Written exercise =
Starting at the first line of the data, please print exactly those lines through the one that holds "const legendIconY = [69, 175, 282, 386, 493];", omitting every picture.

Input data =
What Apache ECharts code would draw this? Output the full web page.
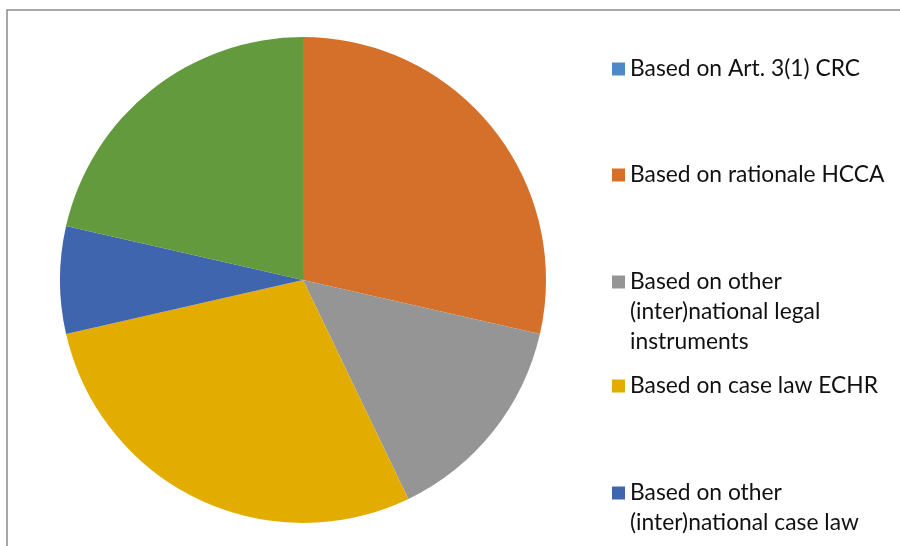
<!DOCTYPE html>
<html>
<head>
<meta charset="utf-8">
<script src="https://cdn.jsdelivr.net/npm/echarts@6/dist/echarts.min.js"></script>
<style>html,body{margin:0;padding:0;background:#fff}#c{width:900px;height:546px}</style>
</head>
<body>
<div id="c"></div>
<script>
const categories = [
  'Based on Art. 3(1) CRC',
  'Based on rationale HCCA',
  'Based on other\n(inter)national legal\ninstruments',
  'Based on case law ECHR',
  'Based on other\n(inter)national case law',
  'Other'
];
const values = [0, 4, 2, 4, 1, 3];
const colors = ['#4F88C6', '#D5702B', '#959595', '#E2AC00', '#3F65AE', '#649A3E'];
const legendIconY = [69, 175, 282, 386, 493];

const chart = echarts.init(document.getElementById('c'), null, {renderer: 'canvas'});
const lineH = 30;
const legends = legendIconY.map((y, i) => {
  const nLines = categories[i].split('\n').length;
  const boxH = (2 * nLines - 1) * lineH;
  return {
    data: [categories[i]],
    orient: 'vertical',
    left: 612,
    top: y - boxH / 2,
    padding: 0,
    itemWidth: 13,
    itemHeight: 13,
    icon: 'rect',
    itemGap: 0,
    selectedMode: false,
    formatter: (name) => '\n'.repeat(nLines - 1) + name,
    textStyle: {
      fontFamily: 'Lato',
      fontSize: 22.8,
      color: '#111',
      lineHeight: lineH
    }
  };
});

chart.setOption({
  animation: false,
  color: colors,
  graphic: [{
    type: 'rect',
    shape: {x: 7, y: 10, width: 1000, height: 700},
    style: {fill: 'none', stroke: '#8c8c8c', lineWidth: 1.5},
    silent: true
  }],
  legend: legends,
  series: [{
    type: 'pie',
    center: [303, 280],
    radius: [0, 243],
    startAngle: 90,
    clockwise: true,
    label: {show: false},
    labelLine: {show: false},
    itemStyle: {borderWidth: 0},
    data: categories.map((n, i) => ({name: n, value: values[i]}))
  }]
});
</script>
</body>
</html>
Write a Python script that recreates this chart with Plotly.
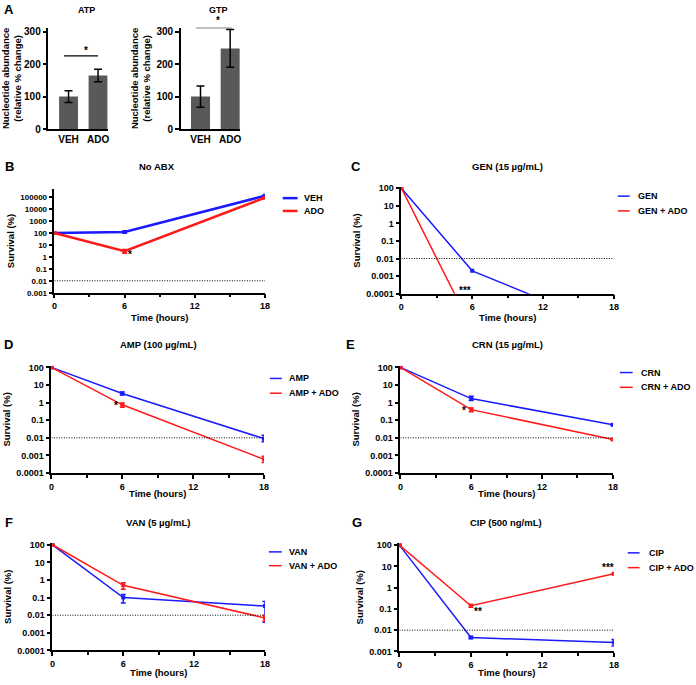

Solved exercise =
What Apache ECharts code would draw this? Output the full web page.
<!DOCTYPE html>
<html>
<head>
<meta charset="utf-8">
<script src="https://cdn.jsdelivr.net/npm/echarts@6/dist/echarts.min.js"></script>
<style>html,body{margin:0;padding:0;background:#fff}#c{width:900px;height:546px}</style>
</head>
<body>
<div id="c"></div>
<script>
const categories = [
  'Based on Art. 3(1) CRC',
  'Based on rationale HCCA',
  'Based on other\n(inter)national legal\ninstruments',
  'Based on case law ECHR',
  'Based on other\n(inter)national case law',
  'Other'
];
const values = [0, 4, 2, 4, 1, 3];
const colors = ['#4F88C6', '#D5702B', '#959595', '#E2AC00', '#3F65AE', '#649A3E'];
const legendIconY = [69, 175, 282, 386, 493];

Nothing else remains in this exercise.